Complementarity between snow remote sensing, gauges, radar observations and Numerical Weather Prediction models to better constrain solid precipitation accumulation in spatially distributed snow cover modelling

Accurate spatially distributed simulations of snow cover in mountainous regions is highly dependent on the possibility to well constrain the accumulation of solid precipitation. A number of observations and model data can provide direct or indirect assessment of their amount with varying spatial resolutions, spatial coverage and uncertainties. However, the complementarity between the different sources of informations is poorly documented and methodologies to appropriately combine all data are missing.

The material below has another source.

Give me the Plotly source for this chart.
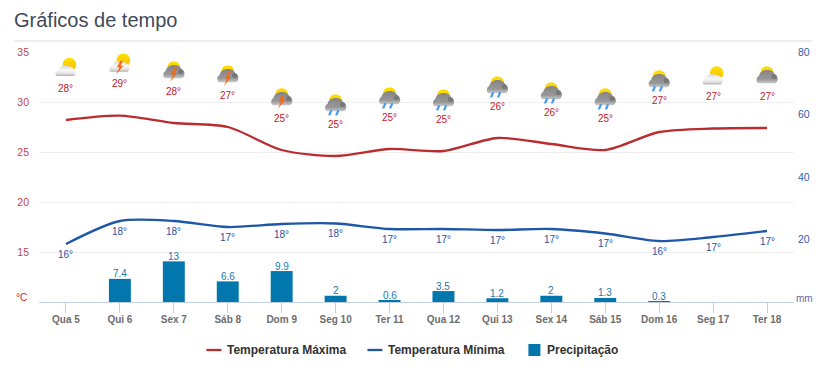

In this work, we present a new modelling framework taking benefit from (1) radar observations of precipitation, (2), local precipitation gauges, (3) precipitation climatology of a Numerical Weather Prediction model and (4) satellite remote sensing of snow depth. We show over a 900 km² simulation domain in Central French Alps that all data sources help to better constrain precipitation and to obtain more realistic snow depth spatial patterns. Radar observations provide the best temporal chronology of precipitation but the NWP model help to capture better altitudinal and horizontal climatological gradients and to fix spatial artefacts in radar measurements due to ground clutter. The assimilation of satellite snow depth maps is found as highly beneficial to capture spatial patterns of accumulated solid precipitation not well captured by radars and NWP. The added value of snow depth maps is maintained several months after the assimilation date, but they can not solve the errors specific to individual precipitation events. As a result, the most realistic spatial patterns of simulated snow depths are obtained when all sources of data are combined, with appropriate ensemble algorithms and uncertainty quantification.

Finally, we outline short term perspectives to integrate real-time snow observations from optical satellites in the previously described framework. This is an important step in the development of the EDELWEISS high-resolution (250 m) snow modelling system, which is expected to cover all French mountains by 2026.